■ **Written instruction**:
Report every line below that holds the word "chart".

■ **Input data**:

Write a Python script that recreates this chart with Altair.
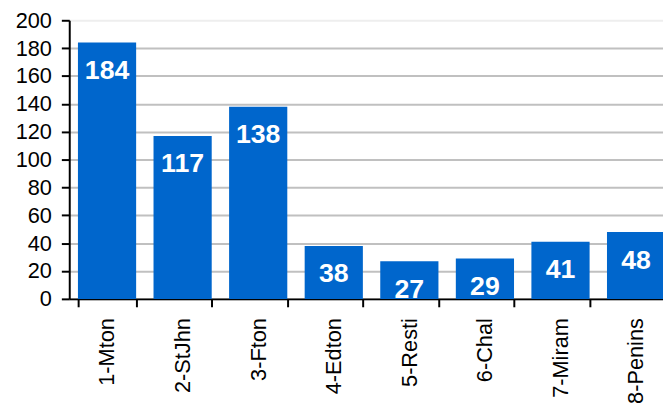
==
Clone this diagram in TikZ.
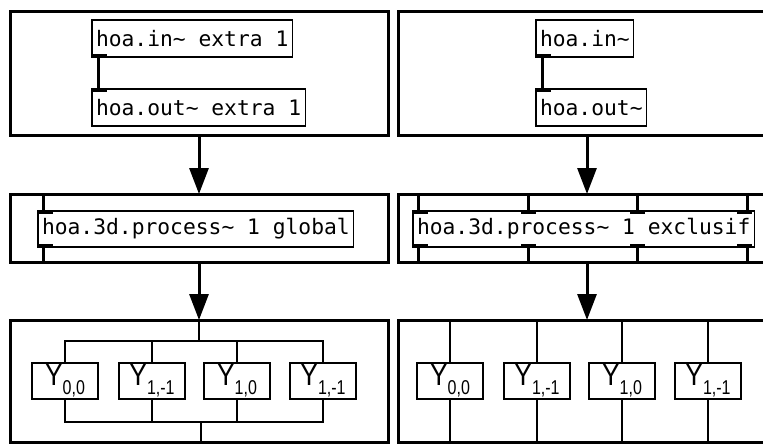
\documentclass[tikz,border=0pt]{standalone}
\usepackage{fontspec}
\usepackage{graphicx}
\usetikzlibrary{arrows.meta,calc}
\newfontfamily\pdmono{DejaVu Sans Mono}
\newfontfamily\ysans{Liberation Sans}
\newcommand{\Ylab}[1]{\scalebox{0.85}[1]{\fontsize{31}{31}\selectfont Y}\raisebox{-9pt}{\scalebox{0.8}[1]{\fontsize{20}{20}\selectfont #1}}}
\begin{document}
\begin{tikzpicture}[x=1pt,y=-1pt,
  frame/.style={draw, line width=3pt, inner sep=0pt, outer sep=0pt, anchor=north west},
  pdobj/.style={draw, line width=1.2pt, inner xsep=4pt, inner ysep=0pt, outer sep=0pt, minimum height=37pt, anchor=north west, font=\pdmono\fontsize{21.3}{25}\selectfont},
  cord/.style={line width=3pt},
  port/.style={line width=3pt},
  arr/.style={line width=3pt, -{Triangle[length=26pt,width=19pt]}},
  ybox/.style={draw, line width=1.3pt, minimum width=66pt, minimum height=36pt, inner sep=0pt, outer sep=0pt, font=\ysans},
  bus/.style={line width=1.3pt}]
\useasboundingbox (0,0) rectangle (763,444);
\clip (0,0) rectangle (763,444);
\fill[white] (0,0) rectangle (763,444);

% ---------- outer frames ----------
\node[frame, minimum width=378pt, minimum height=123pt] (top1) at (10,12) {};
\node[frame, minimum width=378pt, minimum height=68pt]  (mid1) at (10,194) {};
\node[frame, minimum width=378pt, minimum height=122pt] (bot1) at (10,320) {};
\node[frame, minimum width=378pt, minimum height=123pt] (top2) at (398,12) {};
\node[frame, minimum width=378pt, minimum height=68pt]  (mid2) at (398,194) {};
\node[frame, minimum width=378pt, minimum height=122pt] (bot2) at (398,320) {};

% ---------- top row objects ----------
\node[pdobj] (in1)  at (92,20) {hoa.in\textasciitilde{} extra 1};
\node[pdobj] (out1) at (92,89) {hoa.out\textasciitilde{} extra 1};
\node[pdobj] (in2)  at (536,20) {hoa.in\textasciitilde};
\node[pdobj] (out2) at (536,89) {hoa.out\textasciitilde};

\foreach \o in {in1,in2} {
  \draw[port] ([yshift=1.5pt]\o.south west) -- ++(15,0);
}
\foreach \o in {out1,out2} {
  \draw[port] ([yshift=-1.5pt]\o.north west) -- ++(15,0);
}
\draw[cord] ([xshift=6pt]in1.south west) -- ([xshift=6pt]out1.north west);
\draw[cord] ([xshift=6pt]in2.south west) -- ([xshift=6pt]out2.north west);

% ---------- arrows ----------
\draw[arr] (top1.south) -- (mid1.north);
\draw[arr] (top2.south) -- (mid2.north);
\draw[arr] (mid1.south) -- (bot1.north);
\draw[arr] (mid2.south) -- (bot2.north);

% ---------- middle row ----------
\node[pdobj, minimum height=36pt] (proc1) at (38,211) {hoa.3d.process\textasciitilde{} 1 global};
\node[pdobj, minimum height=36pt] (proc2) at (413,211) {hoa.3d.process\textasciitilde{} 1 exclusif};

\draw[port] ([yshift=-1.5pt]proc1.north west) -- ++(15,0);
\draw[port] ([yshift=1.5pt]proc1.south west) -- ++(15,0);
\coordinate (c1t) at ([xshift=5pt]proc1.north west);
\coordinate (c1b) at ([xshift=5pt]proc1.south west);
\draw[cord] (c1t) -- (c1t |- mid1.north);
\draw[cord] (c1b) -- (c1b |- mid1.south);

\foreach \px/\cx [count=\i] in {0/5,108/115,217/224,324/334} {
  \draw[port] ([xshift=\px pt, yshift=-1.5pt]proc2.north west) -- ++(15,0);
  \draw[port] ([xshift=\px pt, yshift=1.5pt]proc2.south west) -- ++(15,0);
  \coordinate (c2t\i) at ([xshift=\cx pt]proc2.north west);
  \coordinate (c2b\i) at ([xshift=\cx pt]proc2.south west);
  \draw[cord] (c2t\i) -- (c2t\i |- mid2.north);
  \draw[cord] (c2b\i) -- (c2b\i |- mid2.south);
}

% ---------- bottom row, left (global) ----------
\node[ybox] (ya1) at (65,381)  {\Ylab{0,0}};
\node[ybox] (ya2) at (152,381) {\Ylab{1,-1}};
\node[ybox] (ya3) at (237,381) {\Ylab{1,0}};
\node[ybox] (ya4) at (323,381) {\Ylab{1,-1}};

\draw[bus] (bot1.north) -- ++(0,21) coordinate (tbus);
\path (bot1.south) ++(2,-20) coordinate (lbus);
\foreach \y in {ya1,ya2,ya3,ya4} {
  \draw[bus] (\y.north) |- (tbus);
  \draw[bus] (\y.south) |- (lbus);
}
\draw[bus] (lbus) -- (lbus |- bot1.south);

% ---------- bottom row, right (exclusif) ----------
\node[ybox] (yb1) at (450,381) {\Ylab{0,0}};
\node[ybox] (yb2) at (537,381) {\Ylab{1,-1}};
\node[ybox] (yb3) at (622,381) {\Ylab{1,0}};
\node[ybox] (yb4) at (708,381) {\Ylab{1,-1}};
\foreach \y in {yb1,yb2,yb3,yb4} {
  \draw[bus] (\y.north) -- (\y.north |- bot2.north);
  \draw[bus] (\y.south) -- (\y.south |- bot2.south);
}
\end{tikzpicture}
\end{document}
...
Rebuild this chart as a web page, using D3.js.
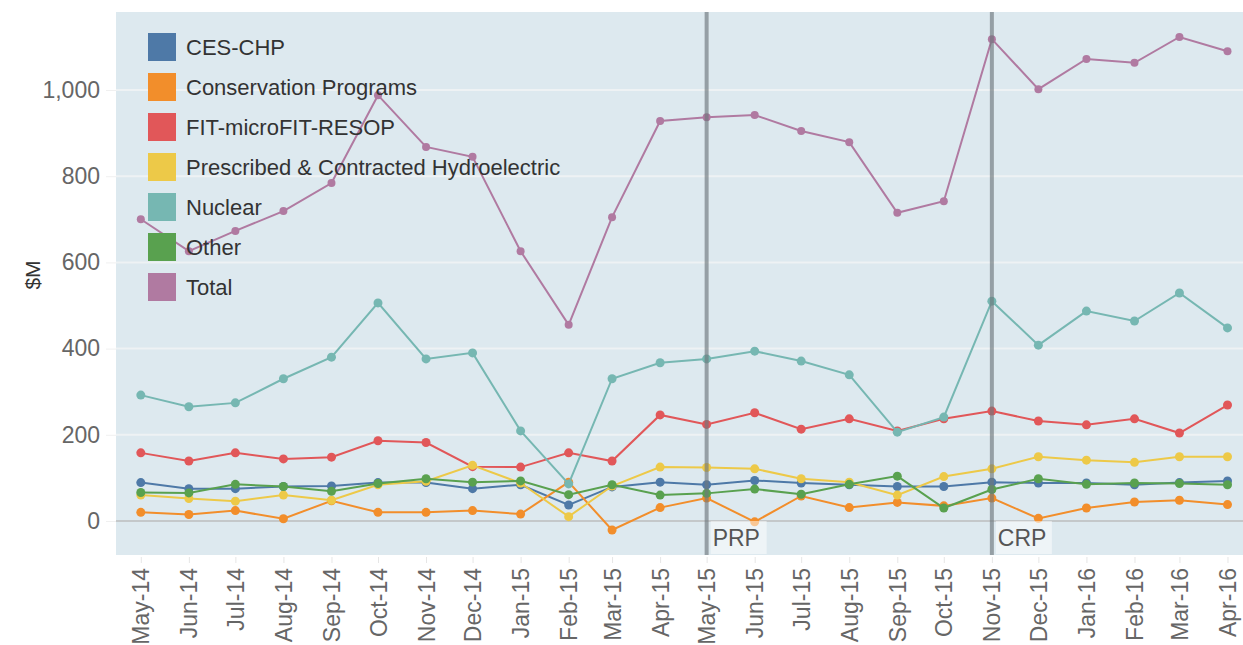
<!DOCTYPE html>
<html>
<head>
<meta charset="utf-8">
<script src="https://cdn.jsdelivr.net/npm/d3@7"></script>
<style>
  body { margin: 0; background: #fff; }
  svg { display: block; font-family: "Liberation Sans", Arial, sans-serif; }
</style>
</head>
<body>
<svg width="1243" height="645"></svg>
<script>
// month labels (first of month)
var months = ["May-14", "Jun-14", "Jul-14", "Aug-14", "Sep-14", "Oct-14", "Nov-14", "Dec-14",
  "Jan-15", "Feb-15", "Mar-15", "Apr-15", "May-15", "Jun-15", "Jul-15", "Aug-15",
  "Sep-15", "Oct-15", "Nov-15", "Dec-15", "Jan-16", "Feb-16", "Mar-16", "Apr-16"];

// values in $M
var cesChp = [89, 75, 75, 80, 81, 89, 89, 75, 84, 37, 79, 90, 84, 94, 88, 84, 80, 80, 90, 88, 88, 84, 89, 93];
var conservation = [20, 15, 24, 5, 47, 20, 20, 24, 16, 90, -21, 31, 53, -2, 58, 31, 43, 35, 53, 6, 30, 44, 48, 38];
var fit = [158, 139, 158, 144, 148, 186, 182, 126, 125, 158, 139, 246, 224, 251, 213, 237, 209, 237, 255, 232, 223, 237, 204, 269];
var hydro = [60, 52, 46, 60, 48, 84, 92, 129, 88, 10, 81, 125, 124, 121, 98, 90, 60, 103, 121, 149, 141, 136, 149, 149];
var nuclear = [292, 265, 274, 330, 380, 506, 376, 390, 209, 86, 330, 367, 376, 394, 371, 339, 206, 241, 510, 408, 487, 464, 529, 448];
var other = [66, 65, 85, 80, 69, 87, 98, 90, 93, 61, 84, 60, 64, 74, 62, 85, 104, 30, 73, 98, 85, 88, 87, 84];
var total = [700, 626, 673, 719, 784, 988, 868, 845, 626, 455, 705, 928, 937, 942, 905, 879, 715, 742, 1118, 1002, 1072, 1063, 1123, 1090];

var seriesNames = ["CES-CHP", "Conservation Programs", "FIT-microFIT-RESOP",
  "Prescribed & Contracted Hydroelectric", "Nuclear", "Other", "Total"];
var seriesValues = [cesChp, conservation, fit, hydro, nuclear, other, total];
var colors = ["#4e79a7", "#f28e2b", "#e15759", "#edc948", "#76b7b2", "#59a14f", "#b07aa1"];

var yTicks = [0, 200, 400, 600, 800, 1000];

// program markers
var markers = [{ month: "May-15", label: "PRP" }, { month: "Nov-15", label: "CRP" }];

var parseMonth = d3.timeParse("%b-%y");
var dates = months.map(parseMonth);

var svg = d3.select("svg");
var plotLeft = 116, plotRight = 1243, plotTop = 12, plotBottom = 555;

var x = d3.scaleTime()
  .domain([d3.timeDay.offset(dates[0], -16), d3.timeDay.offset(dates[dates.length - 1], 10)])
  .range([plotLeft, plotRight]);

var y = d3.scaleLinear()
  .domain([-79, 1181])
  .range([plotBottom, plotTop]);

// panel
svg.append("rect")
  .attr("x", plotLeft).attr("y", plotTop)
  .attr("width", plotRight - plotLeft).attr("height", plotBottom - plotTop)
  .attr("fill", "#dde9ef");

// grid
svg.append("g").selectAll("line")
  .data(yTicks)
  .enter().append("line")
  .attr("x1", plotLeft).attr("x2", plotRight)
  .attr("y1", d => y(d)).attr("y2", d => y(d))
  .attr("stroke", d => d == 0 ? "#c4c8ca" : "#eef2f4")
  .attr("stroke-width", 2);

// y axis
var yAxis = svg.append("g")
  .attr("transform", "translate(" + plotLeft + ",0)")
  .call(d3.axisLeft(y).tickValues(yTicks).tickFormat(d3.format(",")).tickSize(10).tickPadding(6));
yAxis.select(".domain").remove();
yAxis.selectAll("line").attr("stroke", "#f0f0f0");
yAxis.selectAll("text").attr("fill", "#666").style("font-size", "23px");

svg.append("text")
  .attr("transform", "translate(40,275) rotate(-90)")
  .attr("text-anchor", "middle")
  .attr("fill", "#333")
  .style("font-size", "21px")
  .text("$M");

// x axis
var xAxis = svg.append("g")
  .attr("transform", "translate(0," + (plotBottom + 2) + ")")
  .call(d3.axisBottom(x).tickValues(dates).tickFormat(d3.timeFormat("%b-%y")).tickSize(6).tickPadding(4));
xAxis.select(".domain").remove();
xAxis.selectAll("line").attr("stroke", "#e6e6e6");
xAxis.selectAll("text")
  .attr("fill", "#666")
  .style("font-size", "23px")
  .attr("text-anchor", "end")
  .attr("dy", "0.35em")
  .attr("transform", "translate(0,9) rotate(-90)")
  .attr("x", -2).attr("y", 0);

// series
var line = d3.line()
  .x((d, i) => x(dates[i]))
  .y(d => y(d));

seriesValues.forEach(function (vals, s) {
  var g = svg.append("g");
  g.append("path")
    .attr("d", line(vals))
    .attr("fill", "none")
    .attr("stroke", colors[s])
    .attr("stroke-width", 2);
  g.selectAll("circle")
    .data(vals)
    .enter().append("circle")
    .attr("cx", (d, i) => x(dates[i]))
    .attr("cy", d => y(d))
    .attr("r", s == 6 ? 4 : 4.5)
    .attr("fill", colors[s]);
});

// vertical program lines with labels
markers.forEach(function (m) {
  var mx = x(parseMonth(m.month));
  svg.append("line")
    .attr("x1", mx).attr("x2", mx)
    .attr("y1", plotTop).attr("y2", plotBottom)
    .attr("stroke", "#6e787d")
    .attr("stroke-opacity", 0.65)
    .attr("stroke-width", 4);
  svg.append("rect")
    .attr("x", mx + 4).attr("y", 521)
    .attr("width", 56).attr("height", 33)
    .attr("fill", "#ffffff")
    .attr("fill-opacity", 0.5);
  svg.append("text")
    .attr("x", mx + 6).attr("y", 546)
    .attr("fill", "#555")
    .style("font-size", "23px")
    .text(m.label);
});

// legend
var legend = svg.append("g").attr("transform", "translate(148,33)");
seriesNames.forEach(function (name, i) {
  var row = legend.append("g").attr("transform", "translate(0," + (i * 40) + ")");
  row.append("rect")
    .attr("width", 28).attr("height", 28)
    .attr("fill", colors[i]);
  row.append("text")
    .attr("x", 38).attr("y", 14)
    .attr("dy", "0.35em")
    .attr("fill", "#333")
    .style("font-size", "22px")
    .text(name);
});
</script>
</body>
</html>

■ **The answer**:
Write a Python script that recreates this chart with Altair.
Rebuild this chart as a web page, using D3.js.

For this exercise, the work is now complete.